Il guru della comunicazione pubblicitaria Paolo @Iabicus Iabichino commenta le scelte dei brand e analizza le nuove tendenze del linguaggio. Ammonendo le marche nostrane. Perché ci vuole più coraggio. Se ne parlerà anche al nuovo #SIOS18 a dicembre al Palazzo del Ghiaccio di Milano
«Oggi un brand può stare sul mercato e parallelamente occuparsi anche di temi che riguardano la vita delle persone». Me lo ripete come un mantra Paolo Iabichino, direttore creativo di Ogilvy e autore del pluripremiato testo “Scripta Volant” edito da Codice e presto anche audiolibro grazie a Storytel.
© Alessio Jacona
Sapere stare in questo mondo, da protagonisti. Saper leggere con le lenti della contemporaneità questi tempi accelerati e spesso cupi, condivisi e solitari, liquidi e complessi. Riuscire a dire la propria con autenticità, coraggio, determinazione. Senza l’ossessione di distinguersi dal costante rumore di fondo. Paolo lo ha messo nero su bianco anche in suo recente post sul suo blog ospitato su Medium. In modo diretto, senza mezzi termini o ambiguità. Oggi torna a dire la sua con questa intervista, che anticipa il suo intervento allo StartupItalia! Open Summit 2018 (il nostro #SIOS18, che vede già registrati migliaia di iscritti: qui per compilare il form gratuito di partecipazione e qui per navigare le sorprese della festa annuale delle startup italiane e dell’innovazione europea).

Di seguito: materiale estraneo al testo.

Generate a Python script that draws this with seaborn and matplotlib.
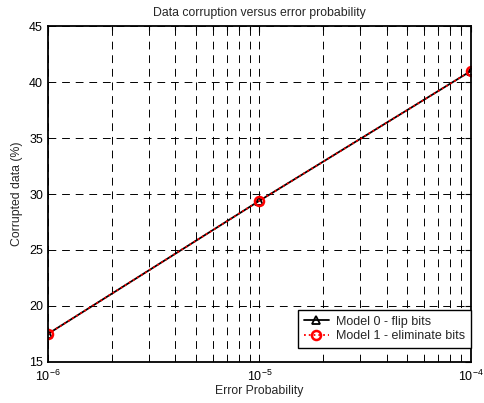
import numpy as np
import pandas as pd
import matplotlib
matplotlib.use("Agg")
import matplotlib.pyplot as plt
import seaborn as sns
from matplotlib.ticker import LogLocator, NullFormatter

error_prob = [1e-6, 1e-5, 1e-4]
model0 = [17.5, 29.4, 41.0]
model1 = [17.5, 29.4, 41.0]
labels = ["Model 0 - flip bits", "Model 1 - eliminate bits"]

sns.set_style("white")
plt.rcParams['font.family'] = ['Liberation Sans', 'DejaVu Sans']
plt.rcParams['font.size'] = 9
plt.rcParams['mathtext.fontset'] = 'custom'
plt.rcParams['mathtext.rm'] = 'Liberation Sans'
plt.rcParams['mathtext.it'] = 'Liberation Sans'
plt.rcParams['mathtext.bf'] = 'Liberation Sans'
plt.rcParams['mathtext.default'] = 'regular'

fig = plt.figure(figsize=(4.84, 4.03), dpi=100)
ax = fig.add_axes([0.099, 0.102, 0.874, 0.833])

df0 = pd.DataFrame({"x": error_prob, "y": model0})
df1 = pd.DataFrame({"x": error_prob, "y": model1})

sns.lineplot(data=df0, x="x", y="y", ax=ax, color="black", linewidth=1.3,
             marker="^", markersize=6, markerfacecolor="none",
             markeredgecolor="black", markeredgewidth=1.3, label=labels[0])
sns.lineplot(data=df1, x="x", y="y", ax=ax, color="red", linewidth=1.3,
             linestyle=":", marker="o", markersize=6.5, markerfacecolor="none",
             markeredgecolor="red", markeredgewidth=1.8, label=labels[1])

ax.set_xscale("log")
ax.set_xlim(1e-6, 1e-4)
ax.set_ylim(15, 45)
ax.set_yticks([15, 20, 25, 30, 35, 40, 45])
ax.xaxis.set_major_locator(LogLocator(base=10, numticks=10))
ax.xaxis.set_minor_locator(LogLocator(base=10, subs=np.arange(2, 10), numticks=20))
ax.xaxis.set_minor_formatter(NullFormatter())

ax.grid(True, which="both", axis="x", color="black", linestyle=(0, (8, 6)), linewidth=0.7)
ax.grid(True, which="major", axis="y", color="black", linestyle=(0, (8, 6)), linewidth=0.7)

ax.tick_params(which="both", direction="in", top=True, right=True, length=4, width=0.8,
               labelsize=9, colors="black")
ax.tick_params(which="minor", length=3)
ax.tick_params(axis="x", pad=5)
for s in ax.spines.values():
    s.set_color("black")
    s.set_linewidth(1.3)

ax.set_title("Data corruption versus error probability", fontsize=8.8, pad=7)
ax.set_xlabel("Error Probability", fontsize=8.8, labelpad=1)
ax.set_ylabel("Corrupted data (%)", fontsize=8.8, labelpad=4)

leg = ax.legend(loc="lower right", fontsize=9, frameon=True, fancybox=False,
                borderpad=0.45, handlelength=2.0, handletextpad=0.6, labelspacing=0.2,
                borderaxespad=0.0, bbox_to_anchor=(1.0, 0.042))
leg.get_frame().set_edgecolor("black")
leg.get_frame().set_linewidth(1.0)
leg.get_frame().set_alpha(1)

fig.savefig("out.png", dpi=100)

E il pensiero va subito alla nuova campagna della Nike, che questa settimana ha fatto il giro del mondo fisico e connesso. Il brand sportivo americano leader di mercato ha fatto una scelta di campo senza precedenti. Ha ingaggiato il campione di football americano dei San Francisco 49ers Colin Kaepernick, messo in panchina dalla sua squadra e messo alla berlina dall’inquilino della Casa Bianca. Il tutto per aver deciso di restare seduto durante l’esecuzione dell’inno nazionale. Una protesta simbolica contro le politiche dell’amministrazione Trump contro le minoranze etniche. «Si tratta di una campagna straordinaria. Di fatto una marca coraggiosa interpreta le tensioni culturali in atto e decide di uscire allo scoperto. La presa di posizione di Nike è da salutare con ottimismo perché il brand oggi non può esimersi dal fare politica. E questa rivoluzione è guidata dai millennials».
L’intervista
Paolo partiamo proprio dai millennials…
«Tutti li inseguono sulle piattaforme. Nessuno invece ha capito che loro scelgono già le marche che più li rappresentano per la loro portata valoriale. C’è un processo di identificazione molto più forte rispetto al passato. Prima c’era una rappresentazione di status con delle scelte. Oggi se vesto Patagonia voglio dire al mondo qualcosa di molto preciso su di me».
Schierarsi, prendere posizione, dire la propria in maniera anche coraggiosa e controcorrente. Paolo, cosa sta accadendo in questi ultimi tempi ai brand?
«Si registra ormai un nuovo modo di stare sul mercato che abbina ad un racconto di prodotti anche un racconto di valore. Ci sono momenti in cui le marche sentono di dover prendere posizioni: d’altronde in una cultura sempre più massificata assistiamo ad una umanizzazione delle marche».